Back in January, the election was fresh in President Trump's mind as he publicly repeated the narrative that illegal voters tipped the popular vote in Hillary Clinton's favor. But he also mentally enlarged his electoral college win, too — or at least he did on the phone with the Mexican President Enrique Peña Nieto. The Washington Post obtained a transcript of their first call on Jan. 27, and in it, Trump called New Hampshire a "drug-infested den," and claimed he won the state.
Journalists were quick to point out on Wednesday, after the Post published the transcript, that he did not. In the general election, the Democratic candidate, Hillary Clinton, carried the state and won its four electoral college votes. It was rather close, though. She only beat Trump by about 3,000 votes.
Now it is possible that Trump was talking about the primary, although by January he was focusing the bragging on his electoral college margins from the general (as well as his inauguration crowd). Way back in February 2016, though, Trump did win the state in the Republican primary, with 35 percent of the vote. The nearest runner-up was Ohio Gov. John Kasich with just shy of 16 percent.

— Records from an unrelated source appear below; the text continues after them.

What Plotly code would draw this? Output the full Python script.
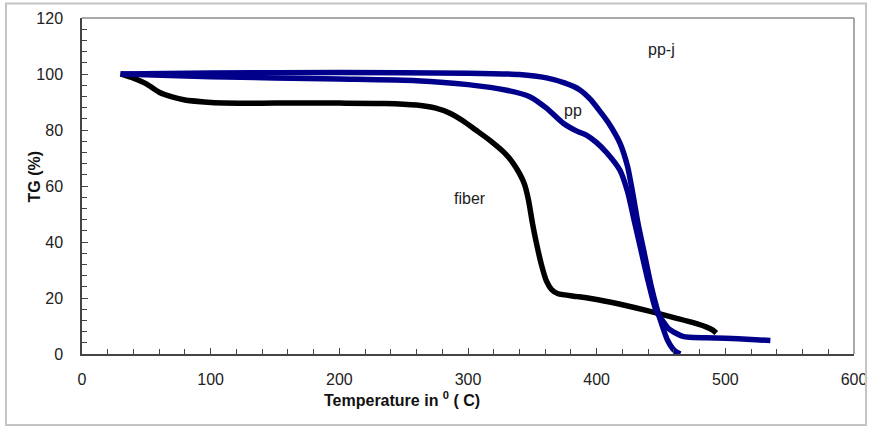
import plotly.graph_objects as go

# ---- data ----
fiber_T = [30, 40, 50, 60, 70, 80, 95, 110, 150, 200, 235, 260, 275, 286, 296, 306,
           317, 328, 335, 340, 344, 347, 350, 353, 357, 361, 365, 370, 385, 402,
           420, 440, 460, 475, 485, 490, 493]
fiber_TG = [100, 98.5, 96.5, 93.5, 91.8, 90.7, 90, 89.6, 89.6, 89.6, 89.5, 88.9, 87.8,
            86, 83.3, 80, 76.3, 72, 68.2, 64.5, 60.5, 55, 47, 40, 32, 26, 23,
            21.5, 20.5, 19.3, 17.6, 15.4, 13, 11.2, 9.7, 8.6, 7.5]

ppj_T = [30, 100, 200, 300, 340, 361, 375, 387, 395, 402, 410, 418, 424, 428, 432,
         437, 442, 447, 451, 455, 459, 462, 465]
ppj_TG = [100, 100.4, 100.5, 100.3, 99.8, 98.6, 96.8, 94.3, 91, 87, 82, 75.4, 67,
          57.5, 47, 36, 25, 16, 10, 5, 2, 0.7, 0]

pp_T = [30, 100, 200, 260, 300, 330, 348, 361, 374, 385, 392, 400, 408, 418, 424,
        429, 434, 440, 446, 451, 456, 462, 467, 472, 485, 500, 520, 535]
pp_TG = [100, 99, 98.2, 97.6, 96.2, 94.2, 91.9, 87.8, 82.4, 79.5, 78.2, 75.5, 71.8,
         65.7, 58, 48, 38, 26, 15.7, 12, 9, 7.3, 6.3, 6, 5.8, 5.6, 5.2, 4.8]

series_labels = ["fiber", "pp", "pp-j"]
label_pos = {"fiber": (301.6, 55.4), "pp": (381.5, 87.1), "pp-j": (450.5, 108.6)}

x_title = "Temperature in <sup>0</sup> ( C)"
y_title = "TG (%)"

BLUE = "#00008B"

fig = go.Figure()
fig.add_trace(go.Scatter(x=fiber_T, y=fiber_TG, mode="lines", name="fiber",
                         line=dict(color="#000000", width=5.5, shape="spline", smoothing=0.6)))
fig.add_trace(go.Scatter(x=pp_T, y=pp_TG, mode="lines", name="pp",
                         line=dict(color=BLUE, width=5.5, shape="spline", smoothing=0.6)))
fig.add_trace(go.Scatter(x=ppj_T, y=ppj_TG, mode="lines", name="pp-j",
                         line=dict(color=BLUE, width=5.5, shape="spline", smoothing=0.6)))

for name in series_labels:
    x, y = label_pos[name]
    fig.add_annotation(x=x, y=y, xref="x", yref="y", text=name, showarrow=False,
                       font=dict(family="Liberation Sans, Arial", size=16, color="#222"))

# plot area on screen: x 82..854, y 18..354
fig.add_annotation(x=(322 - 82) / 772, y=(354 - 411) / 336, xref="paper", yref="paper",
                   text="<b>" + x_title + "</b>", showarrow=False,
                   font=dict(family="Liberation Sans, Arial", size=16, color="#111"))
fig.add_annotation(x=(23 - 82) / 772, y=(354 - 177) / 336, xref="paper", yref="paper",
                   text="<b>" + y_title + "</b>", showarrow=False, textangle=-90,
                   font=dict(family="Liberation Sans, Arial", size=16, color="#111"))

# plot frame (top/right) and outer border
fig.add_shape(type="line", xref="paper", yref="paper", x0=0, x1=1, y0=1, y1=1,
              line=dict(color="#8c8c8c", width=1.5))
fig.add_shape(type="line", xref="paper", yref="paper", x0=1, x1=1, y0=0, y1=1,
              line=dict(color="#8c8c8c", width=1.5))
fig.add_shape(type="rect", xref="paper", yref="paper",
              x0=(6 - 82) / 772, x1=(866 - 82) / 772,
              y0=(354 - 425) / 336, y1=(354 - 3.5) / 336,
              line=dict(color="#c4c4c4", width=2))

axis_font = dict(family="Liberation Sans, Arial", size=16, color="#222")
fig.update_xaxes(range=[0, 600], dtick=100, tick0=0, showgrid=False, zeroline=False,
                 showline=True, linecolor="#444", linewidth=1.5, automargin=False,
                 ticks="inside", ticklen=6, tickcolor="#444", tickwidth=1,
                 minor=dict(dtick=20, ticks="inside", ticklen=5, tickcolor="#444", showgrid=False),
                 tickfont=axis_font, ticklabelstandoff=10)
fig.update_yaxes(range=[0, 120], dtick=20, tick0=0, showgrid=False, zeroline=False,
                 showline=True, linecolor="#444", linewidth=1.5, automargin=False,
                 ticks="inside", ticklen=6, tickcolor="#444", tickwidth=1,
                 minor=dict(dtick=4, ticks="inside", ticklen=5, tickcolor="#444", showgrid=False),
                 tickfont=axis_font, ticklabelstandoff=14)

fig.update_layout(width=870, height=428, margin=dict(l=82, r=16, t=18, b=74, autoexpand=False),
                  paper_bgcolor="white", plot_bgcolor="white", showlegend=False)

fig.write_html("out.html", config={"displayModeBar": False},
               post_script="document.body.style.margin='0';document.body.style.overflow='hidden';")
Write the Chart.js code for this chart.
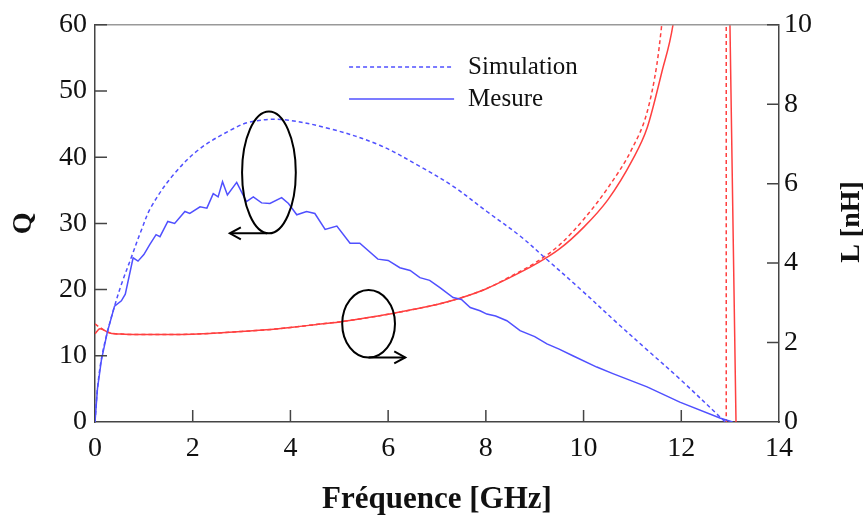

The bulk of the conversation was about the border wall, but after Peña Nieto said Mexico would not pay for it, Trump responded by threatening remittance payments and complaining about the trade deficit. Then, he changed the topic to illegal drugs, seemingly pointing the finger at Mexico.
"We have a massive drug problem where kids are becoming addicted to drugs because the drugs are being sold for less money than candy,” Trump told Nieto. “I won New Hampshire because New Hampshire is a drug-infested den.”
That insult has led to a response from the governor of the state, Christopher Sununu, a Republican:
The President is wrong. It's disappointing his mischaracterization of this epidemic ignores the great things this state has to offer.
Sununu continued, laying the blame with pass administrations but pointing to steps they're taking to fight the opioid epidemic. "We have doubled our resources to support prevention, treatment, and recovery," he added. The governor also pointed to increased law enforcement efforts and availability of the drug naloxone.
On the national level, Trump had put together a commission to fight the opioid crisis. They came back with an interim report that called on Trump to do some of the very things that Sununu says are working in New Hampshire. They called on Trump to declare a national emergency, something the administration hasn't done yet. It also called on more Medicaid funding for treatment and recovery, and one of the key components was making naloxone, the main drug used to counter an overdose, more readily available.
Trump's conversation with Peña Nieto was leaked after being recorded in a transcript form. That is common practice for meetings with other world leaders so that senior policy advisers can be looped in on the conversation, the Post reported.
Now that tidbits like this have gotten out, though, Trump may start to bite his tongue.